Later this month we’ll gather around the grill and stick our toes in the chilly pool water to mark the unofficial start of summer. But as we enter the season of swimsuits and sunbathing, organizations like the Skin Cancer Foundation (SCF) and the American Academy of Dermatology (AAD) have a few words of caution.
According to the SCF, one in five Americans will develop skin cancer in the course of a lifetime – and most of those cases can be linked directly to sun exposure.
“About 90 percent of nonmelanoma skin cancers and 65 percent of melanoma cases are associated with exposure to ultraviolet (UV) radiation from the sun,” says Perry Robins, MD, President of The Skin Cancer Foundation. “Everyone, regardless of skin color, should make staying safe in the sun a priority and incorporate sun protection measures into their daily life.”
To reduce your risk of skin cancer, follow these recommendations:
- Seek the shade. It’s particularly important to avoid the sun between 10 a.m. and 4 p.m., when the sun’s rays are strongest. If you can’t stay in the shade, make sure you’re covered with clothing and sunscreen.
- Do not burn. Your risk for melanoma doubles if you’ve had five or more sunburns in your life.
- Avoid tanning and UV tanning booths. That “healthy glow” isn’t healthy at all. Whether the UV radiation is coming from the sun or bulbs in a tanning bed, it’s dangerous. Just four visits to a tanning bed per year can increase your risk of melanoma by 11% and increase your risk for the two most common forms of skin cancer by 15%.

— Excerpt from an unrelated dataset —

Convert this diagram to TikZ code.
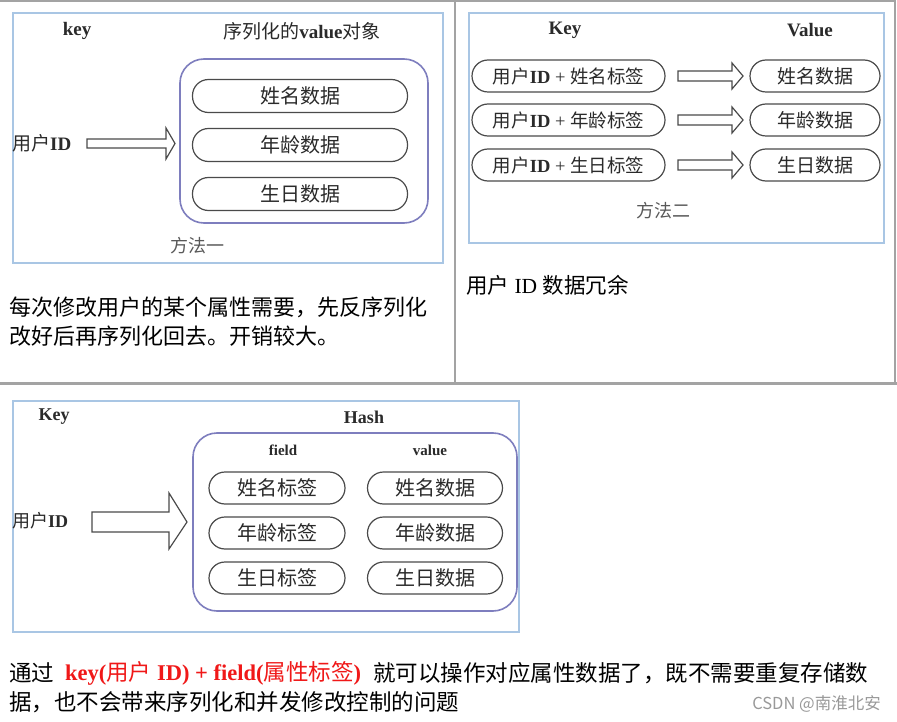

- Cover up. Use clothing (long sleeves and pants when possible), a broad-brimmed hat, and UV-blocking sunglasses to cover up. If you’re going to be outside and uncovered, make sure you apply broad spectrum (UVA/UVB) sunscreen with an SPF of 30 or higher at least half an hour before going outside. Reapply often, and immediately after swimming or excessive sweating.
- Keep newborns out of the sun. You can use sunscreen on babies as young as six months old, but they should also be protected by shade and clothing. Children are extra sensitive to UV radiation and just one severe sunburn at a young age doubles the chances of developing melanoma later in life.
- Examine your skin. The SCF encourages everyone to see a physician for an annual professional skin exam, but you’ll also want to keep an eye on your skin between appointments. The AAD has a helpful guide describing how to check your skin, complete with the warning signs you’ll want to note (asymmetry, irregular border, color variation, diameter over 6mm, or a change in size, shape, or color). If you’re concerned about your skin, talk to your physician or dermatologist.